The company has a unique perspective on the issue. Since its launch in 1996, F5 has established itself as a durable vendor in the networked IT solutions market.
F5 first achieved prominence with its flagship BIG-IP load balancer solution, and the company soon established a reputation as a leader in that area. The BIG-IP product has evolved into a framework of hardware and software modules, and has focused on application security management, access control and authentication, firewall management, threat detection, and a range of website security applications.
The company has extended its reach through organic growth and occasional acquisition and has enfranchised the cloud and containerization markets along the way.
F5 is not easy to categorize as a solutions vendor because it operates across a broad scope of IT products and services. But its value proposition is straightforward for its clients.
“We make your apps faster, available, and secure,” said Lori MacVittie, F5’s Principal Technical Evangelist, Office of the CTO.
And it continues to emphasize the importance of load balancing as a point of focus from which to monitor a broad spectrum of IT functionality.
“We offer a range of products to help speed up websites, to make them faster. We continued to build on that, and we still do a lot of acceleration, but now it is baked into everything,” Lori said.
Tools to Bounce Bots and Let Real Customers Through
Because load balancing is a form of data traffic analysis, it proves an effective way to see what’s going on inside a datacenter.
“Historically, as F5’s BIG-IP platform sat between clients and servers, it understood just about everything that occurred between them. Therefore, we could help manage that traffic to optimize performance for clients,” Lori said.
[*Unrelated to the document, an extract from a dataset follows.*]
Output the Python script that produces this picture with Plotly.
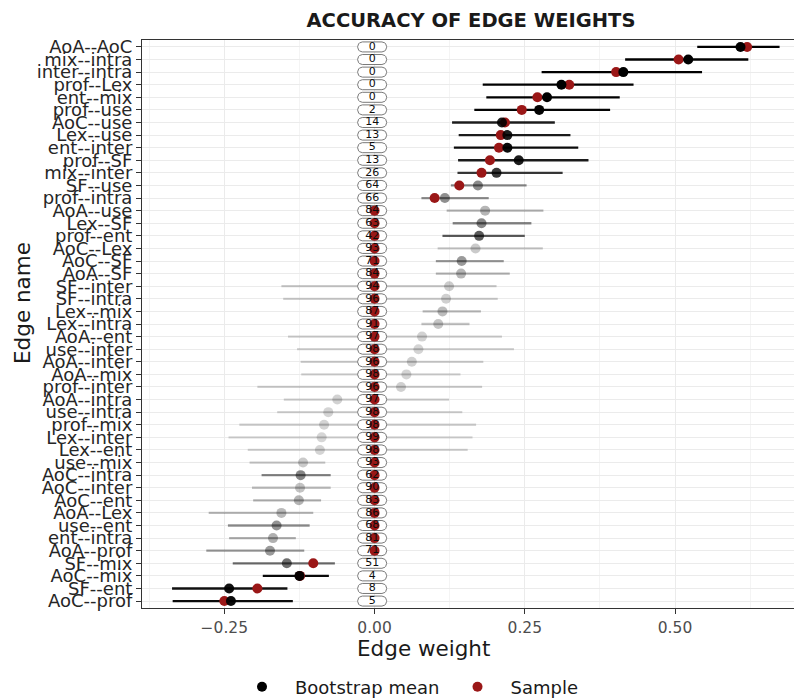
import numpy as np
import plotly.graph_objects as go

# ---------------- data ----------------
edges = ["AoA--AoC", "mix--intra", "inter--intra", "prof--Lex", "ent--mix",
         "prof--use", "AoC--use", "Lex--use", "ent--inter", "prof--SF",
         "mix--inter", "SF--use", "prof--intra", "AoA--use", "Lex--SF",
         "prof--ent", "AoC--Lex", "AoC--SF", "AoA--SF", "SF--inter",
         "SF--intra", "Lex--mix", "Lex--intra", "AoA--ent", "use--inter",
         "AoA--inter", "AoA--mix", "prof--inter", "AoA--intra", "use--intra",
         "prof--mix", "Lex--inter", "Lex--ent", "use--mix", "AoC--intra",
         "AoC--inter", "AoC--ent", "AoA--Lex", "use--ent", "ent--intra",
         "AoA--prof", "SF--mix", "AoC--mix", "SF--ent", "AoC--prof"]

sample = [0.620, 0.506, 0.402, 0.324, 0.271, 0.245, 0.217, 0.210, 0.207, 0.192,
          0.178, 0.141, 0.100, 0, 0, 0, 0, 0, 0, 0,
          0, 0, 0, 0, 0, 0, 0, 0, 0, 0,
          0, 0, 0, 0, 0, 0, 0, 0, 0, 0,
          0, -0.102, -0.124, -0.195, -0.250]

boot_mean = [0.609, 0.522, 0.414, 0.311, 0.287, 0.274, 0.212, 0.221, 0.221, 0.240,
             0.203, 0.172, 0.117, 0.184, 0.178, 0.174, 0.168, 0.145, 0.144, 0.124,
             0.119, 0.113, 0.106, 0.079, 0.073, 0.062, 0.053, 0.044, -0.062, -0.077,
             -0.084, -0.088, -0.091, -0.119, -0.123, -0.124, -0.126, -0.155, -0.163, -0.169,
             -0.174, -0.146, -0.125, -0.242, -0.239]

ci_low = [0.537, 0.417, 0.278, 0.180, 0.186, 0.166, 0.129, 0.140, 0.132, 0.139,
          0.138, 0.127, 0.078, 0.120, 0.130, 0.113, 0.105, 0.102, 0.102, -0.155,
          -0.152, 0.080, 0.078, -0.144, -0.129, -0.123, -0.122, -0.195, -0.151, -0.162,
          -0.225, -0.243, -0.211, -0.208, -0.188, -0.204, -0.202, -0.276, -0.244, -0.242,
          -0.280, -0.236, -0.186, -0.337, -0.336]

ci_high = [0.674, 0.622, 0.545, 0.431, 0.408, 0.392, 0.300, 0.326, 0.339, 0.356,
           0.313, 0.253, 0.190, 0.281, 0.261, 0.250, 0.280, 0.215, 0.225, 0.203,
           0.205, 0.177, 0.158, 0.212, 0.232, 0.181, 0.143, 0.179, 0.124, 0.146,
           0.169, 0.163, 0.155, -0.082, -0.073, -0.073, -0.089, -0.102, -0.108, -0.131,
           -0.117, -0.066, -0.076, -0.145, -0.136]

pct_zero = [0, 0, 0, 0, 0, 2, 14, 13, 5, 13,
            26, 64, 66, 84, 63, 42, 93, 71, 84, 94,
            96, 87, 91, 97, 98, 96, 98, 96, 97, 98,
            98, 99, 98, 93, 62, 90, 83, 86, 68, 81,
            71, 51, 4, 8, 5]

x_tickvals = [-0.25, 0.0, 0.25, 0.50]
x_ticktext = ["\u22120.25", "0.00", "0.25", "0.50"]
x_minorvals = [-0.375, -0.125, 0.125, 0.375, 0.625]

# ---------------- layout constants ----------------
# the page body has an 8px margin, so the figure is sized to fit the window
OFF = 8
W, H = 802 - OFF, 700 - OFF
ML, MR, MT, MB = 142 - OFF, 2, 40 - OFF, 92
PW, PH = W - ML - MR, H - MT - MB
XMIN, XMAX = -0.387, 0.708
YPAD = 0.55
FONT = "DejaVu Sans"
RED = "#9a1717"
n = len(edges)
ypos = list(range(n))
px_x = PW / (XMAX - XMIN)
px_y = PH / (n - 1 + 2 * YPAD)


def paper_x(sx):
    return (sx - OFF - ML) / PW


def paper_y(sy):
    return 1 - (sy - OFF - MT) / PH


def alpha(p):
    return 0.15 + 0.85 * (1 - p / 100.0)


fig = go.Figure()

# confidence-interval segments (alpha by share of zero bootstraps)
for i in range(n):
    a = alpha(pct_zero[i])
    fig.add_trace(go.Scatter(
        x=[ci_low[i], ci_high[i]], y=[ypos[i], ypos[i]], mode="lines",
        line=dict(color=f"rgba(0,0,0,{a:.3f})", width=2.3),
        showlegend=False, hoverinfo="skip"))

# rounded label boxes around x = 0
LABEL_X = -0.004
hw, hh, rr = 14.5, 5.0, 4.7
tt = np.linspace(0, np.pi / 2, 8)
outline = []
for cx0, cy0, a0 in [(hw - rr, hh - rr, 0.0), (-(hw - rr), hh - rr, np.pi / 2),
                     (-(hw - rr), -(hh - rr), np.pi), (hw - rr, -(hh - rr), 1.5 * np.pi)]:
    for t in tt:
        outline.append((cx0 + rr * np.cos(a0 + t), cy0 + rr * np.sin(a0 + t)))
outline.append(outline[0])
bx, by = [], []
for i in range(n):
    for ox, oy in outline:
        bx.append(LABEL_X + ox / px_x)
        by.append(ypos[i] - oy / px_y)
    bx.append(None)
    by.append(None)
fig.add_trace(go.Scatter(
    x=bx, y=by, mode="lines", fill="toself", fillcolor="white",
    line=dict(color="#6a6a6a", width=0.9), showlegend=False, hoverinfo="skip"))

# sample points
fig.add_trace(go.Scatter(
    x=sample, y=ypos, mode="markers",
    marker=dict(color=RED, size=10, line=dict(width=0)),
    showlegend=False, hoverinfo="skip"))

# bootstrap means
fig.add_trace(go.Scatter(
    x=boot_mean, y=ypos, mode="markers",
    marker=dict(color=[f"rgba(0,0,0,{alpha(p):.3f})" for p in pct_zero],
                size=10, line=dict(width=0)),
    showlegend=False, hoverinfo="skip"))

# label text
fig.add_trace(go.Scatter(
    x=[LABEL_X] * n, y=ypos, mode="text", text=[str(v) for v in pct_zero],
    textfont=dict(family=FONT, size=11, color="#0d0d0d"),
    textposition="middle center", showlegend=False, hoverinfo="skip"))

# legend entries
fig.add_trace(go.Scatter(x=[None], y=[None], mode="markers", name="Bootstrap mean",
                         marker=dict(color="black", size=10)))
fig.add_trace(go.Scatter(x=[None], y=[None], mode="markers", name="Sample",
                         marker=dict(color=RED, size=10)))

fig.update_layout(
    width=W, height=H,
    margin=dict(l=ML, r=MR, t=MT, b=MB, pad=0, autoexpand=False),
    paper_bgcolor="white", plot_bgcolor="white",
    font=dict(family=FONT, color="#333333"),
    title=dict(text="<b>ACCURACY OF EDGE WEIGHTS</b>", x=(471 - OFF) / W, xanchor="center",
               xref="container", y=1 - (20 - OFF) / H, yanchor="middle", yref="container",
               font=dict(family=FONT, size=19.5, color="#1a1a1a")),
    showlegend=True,
    legend=dict(orientation="h", xref="container", yref="container",
                x=(262 - OFF - 33) / W, xanchor="left",
                y=1 - (687 - OFF) / H, yanchor="middle",
                font=dict(family=FONT, size=18, color="#1a1a1a"),
                itemwidth=56, bgcolor="rgba(0,0,0,0)"),
    xaxis=dict(range=[XMIN, XMAX], tickmode="array", tickvals=x_tickvals,
               ticktext=x_ticktext, showgrid=True, gridcolor="#EBEBEB", gridwidth=1.1,
               minor=dict(tickmode="array", tickvals=x_minorvals, showgrid=True,
                          gridcolor="#F4F4F4", gridwidth=0.6, ticks=""),
               ticks="outside", ticklen=5, tickwidth=1.1, tickcolor="#333333",
               showline=True, mirror=True, linecolor="#333333", linewidth=1.1,
               zeroline=False, automargin=False,
               tickfont=dict(family=FONT, size=15.5, color="#4d4d4d")),
    yaxis=dict(range=[n - 1 + YPAD, -YPAD], tickmode="array", tickvals=ypos,
               ticktext=edges, showgrid=True, gridcolor="#EBEBEB", gridwidth=1.1,
               ticks="outside", ticklen=5, tickwidth=1.1, tickcolor="#333333",
               showline=True, mirror=True, linecolor="#333333", linewidth=1.1,
               zeroline=False, automargin=False,
               tickfont=dict(family=FONT, size=18, color="#262626")),
    annotations=[
        dict(text="Edge name", xref="paper", yref="paper",
             x=paper_x(22), y=paper_y(303),
             xanchor="center", yanchor="middle", textangle=-90, showarrow=False,
             font=dict(family=FONT, size=21.5, color="#1a1a1a")),
        dict(text="Edge weight", xref="paper", yref="paper",
             x=paper_x(423.5), y=paper_y(648),
             xanchor="center", yanchor="middle", showarrow=False,
             font=dict(family=FONT, size=21.5, color="#1a1a1a")),
    ],
)

fig.write_html("out.html")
Since then, F5 has continued to establish a reputation for cybersecurity expertise that’s also informed by the changing threat landscape faced by its customers. Lori said that bots, or automated scripts and functions, were a prime example.
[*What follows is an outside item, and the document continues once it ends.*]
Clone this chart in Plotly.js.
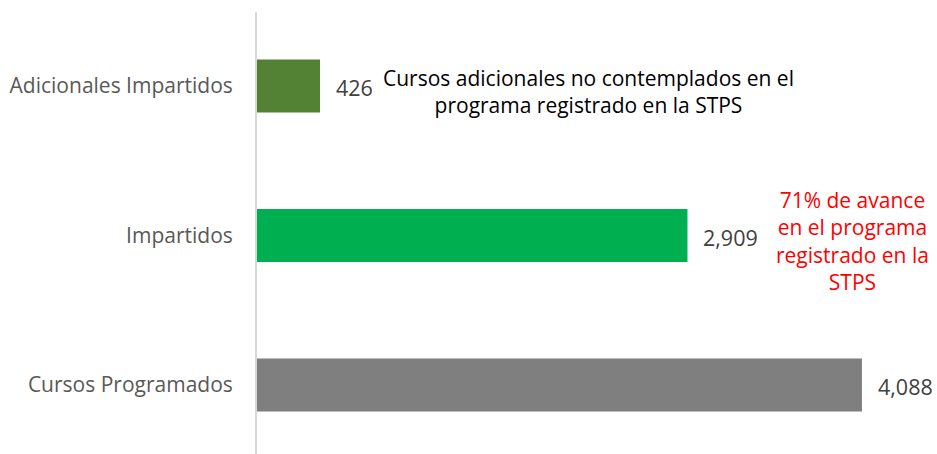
<!DOCTYPE html>
<html>
<head>
<meta charset="utf-8">
<script src="https://cdn.plot.ly/plotly-3.0.1.min.js"></script>
<style>html,body{margin:0;padding:0;background:#fff;}#chart{width:937px;height:454px;}</style>
</head>
<body>
<div id="chart"></div>
<script>
const categories = ["Cursos Programados", "Impartidos", "Adicionales Impartidos"];
const values = [4088, 2909, 426];
const barColors = ["#7F7F7F", "#00B050", "#548235"];
const noteAdicionales = "Cursos adicionales no contemplados en el<br>programa registrado en la STPS";
const noteAvance = "71% de avance<br>en el programa<br>registrado en la<br>STPS";

const FONT = "'Open Sans', sans-serif";

const trace = {
  type: "bar",
  orientation: "h",
  x: values,
  y: categories,
  marker: { color: barColors, line: { width: 0 } },
  hoverinfo: "none"
};

const valueAnnotations = values.map((v, i) => ({
  x: v, y: categories[i], xref: "x", yref: "y",
  text: v.toLocaleString("en-US"),
  showarrow: false, xanchor: "left", yanchor: "middle",
  xshift: 14, yshift: -2,
  font: { family: FONT, size: 21.5, color: "#404040" }
}));

const plotW = 937 - 257 - 20, plotH = 454 - 12 - 0;

const layout = {
  width: 937, height: 454,
  margin: { l: 257, r: 20, t: 12, b: 0 },
  paper_bgcolor: "#ffffff", plot_bgcolor: "#ffffff",
  showlegend: false,
  bargap: 0.645,
  xaxis: {
    range: [0, 4460], visible: false, showgrid: false, zeroline: false, fixedrange: true
  },
  yaxis: {
    type: "category",
    categoryorder: "array", categoryarray: categories,
    range: [-0.462, 2.495],
    showline: true, linecolor: "#D9D9D9", linewidth: 2,
    ticks: "outside", ticklen: 18, tickcolor: "rgba(0,0,0,0)",
    showgrid: false, zeroline: false,
    tickfont: { family: FONT, size: 21, color: "#595959" },
    fixedrange: true
  },
  annotations: valueAnnotations.concat([
    {
      xref: "paper", x: (588 - 257) / plotW,
      yref: "paper", y: 1 - (91 - 12) / plotH,
      xanchor: "center", yanchor: "middle",
      text: noteAdicionales, showarrow: false,
      font: { family: FONT, size: 21, color: "#000000" }, align: "center"
    },
    {
      xref: "paper", x: (852 - 257) / plotW,
      yref: "paper", y: 1 - (241 - 12) / plotH,
      xanchor: "center", yanchor: "middle",
      text: noteAvance, showarrow: false,
      font: { family: FONT, size: 21, color: "#FF0000" }, align: "center"
    }
  ])
};

Plotly.newPlot("chart", [trace], layout, { staticPlot: true, displayModeBar: false });
</script>
</body>
</html>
“Bots are now a real problem for our F5 clients. They are losing their customers because bot attack traffic makes it increasingly difficult for legitimate customers to access their websites,” Lori said.
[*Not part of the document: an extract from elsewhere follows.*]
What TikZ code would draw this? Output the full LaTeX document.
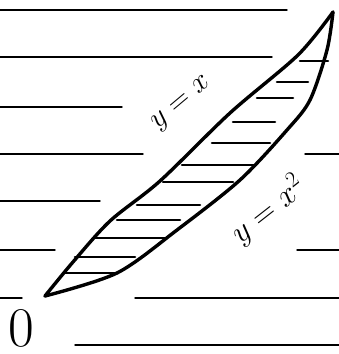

These attacks can drain resources and block consumers from websites long enough to do real damage to the bottom line. That’s why F5 acquired Shape Security as part of its response to its clients experiencing those problems.
“Shape focuses on anti-fraud and bot protection, and it has some innovative capabilities in the way it analyzes traffic. It also correlates data points, including who you are and what type of browser you have, to find out if it’s a real customer or a bot that’s accessing a website. It’s cool the way we can leverage technology to meet important security challenges like that.”
Leveraging Experience to Advance Container Deployment
According to Lori, the advent of cloud is the industry trend that poses the most significant challenge to both technology providers and consumers in F5’s two decades of operation.
“Cloud has been, and continues to be, disruptive across many industries,” she said. “It has caused business models and IT deployments to change. It created so much disruption on the market, and it has proved hard to adapt to for some businesses.”
F5 dealt with some of those same issues initially, and it started with which major cloud service provider to support. Those decisions always seem like a bit of a gamble early on, as it can be difficult to tell which provider will gain market leadership.
“I think just about everyone in the technology industry has had those debates and asked those questions,” Lori said.
In addition to the widespread shift to the cloud, the trend toward containerization also presented more recognizable challenges for F5.
“With containers, most of the traditional issues that you have in a typical datacenter or network environment — such as security and scale — are also present and pertinent. It’s a different ecosystem, but a lot of container ecosystems are very open right now.”
That’s why Lori also described this as an exciting time for the present market because F5 can contribute with experience, expertise, and the right products. And it can help businesses put it right into their code.
“It’s an opportunity for our developers to participate in those communities and give back. It’s still a challenge because it moves a lot faster than most other technologies — and it seems like there’s something new every day. But it’s been great,” she said
Real-Time Innovation Expands Value for Customers
Her position as Principal Technical Evangelist enables Lori to watch breakthrough technological developments from research to customer deployment.
“My favorite F5 solution has always been the programmatic interface into the actual traffic flow. That is the ability to sample network traffic and accomplish tasks with it as it’s flowing through the system, and then send it on to an app. We can enrich headers, we can remove headers, we can insert security — the list goes on. You can do all sorts of things.”
F5 also differentiates itself, and its value proposition, by encouraging input for new product developments from its field force. That includes the engineers and product managers who work directly with customers.
And members of its field force may even embed within a customer’s IT team, according to Lori. F5 customer sales engineers can innovate in the field and come up with additional solutions, which makes it easier to develop and roll out new features that way.
“We work together to develop solutions that solve real user problems, and those enhancements often prove helpful to F5’s other customers, Lori said. “It also helps bring the company together because that innovation happens across the workforce, and not just inside a development team or one part of the organization. Everyone’s involved. It’s a culture that enables people to experiment and see where it goes.”
F5 Networks: Client Satisfaction Drives Market Share
F5’s market longevity is a reflection of its capabilities and the global demand for its expertise. In fact, 48 of the Fortune 50 enterprises use F5 products and services.
One of the challenges of longevity is maintaining market differentiation in a highly changeable sector, and having a value proposition that appeals to successive generations of customers.
“Our value proposition can be as much about F5’s culture and client support as our products and services,” Lori said. “Our field organization and its determination to help customers figure out solutions — that’s the value threshold that F5 has maintained over time. We have APIs, we can write new code, and we can do things architecturally to solve those specific challenges.”